I just got off a critical call with folks pulling stuff out of their ... and it was a nightmare / complete waste of my time.

2 comments

I think that's unreasonable to ask for just about anyone. The only time that's going to work is if you're helping them with an issue that's critical to them. Otherwise you are never going to get their full attention, it even close.

Much easier and safer is to drill into your own head that your own engagement level may be at 10, but the other person's is probably going to be more like 2. And that's fine.

I don't think it is unreasonable, if they can't for whatever reason their answer is "I can't." that's 100% fine.

I'm not asking them to be at 10, I'm asking they not engage unless they are.

> I think that's unreasonable to ask for just about anyone.
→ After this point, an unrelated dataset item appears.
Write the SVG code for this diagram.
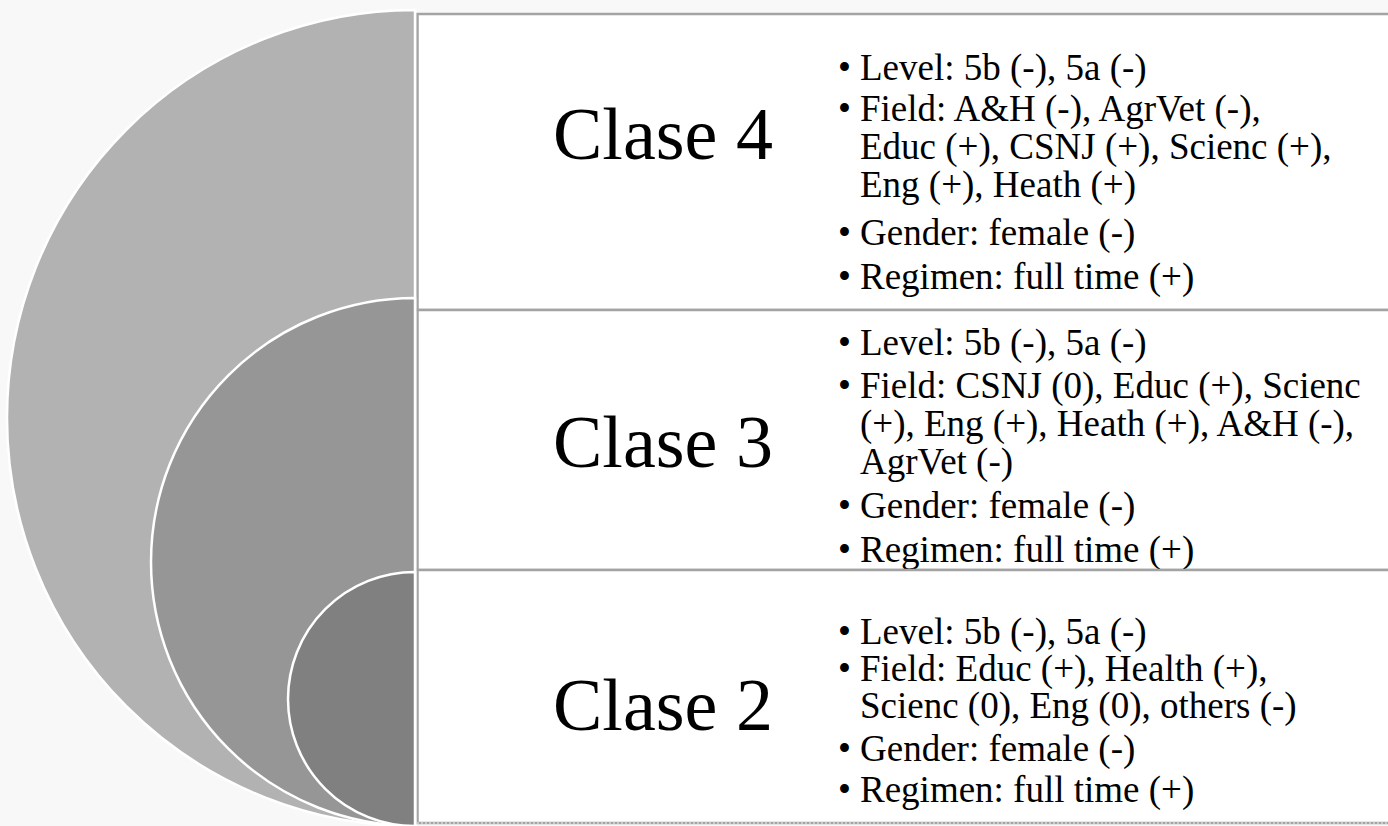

Notice your parent doesn't say "you must be at 10," but rather "let me know if you can't be at 10." I think that's perfectly reasonable, as long as you're willing to accept almost always getting "no."

> Much easier and safer is to drill into your own head that your own engagement level may be at 10, but the other person's is probably going to be more like 2. And that's fine.

But sometimes that's not fine! For example, if you're giving a list of instructions for some safety-critical procedure, it's not fine to find out later that the nodding "uh-huh, uh-huh" actually meant "I'll do what I remember and what sounds easy," and it's much better to do nothing than to proceed with partial information.

You need to be able to send a form to people with required fields.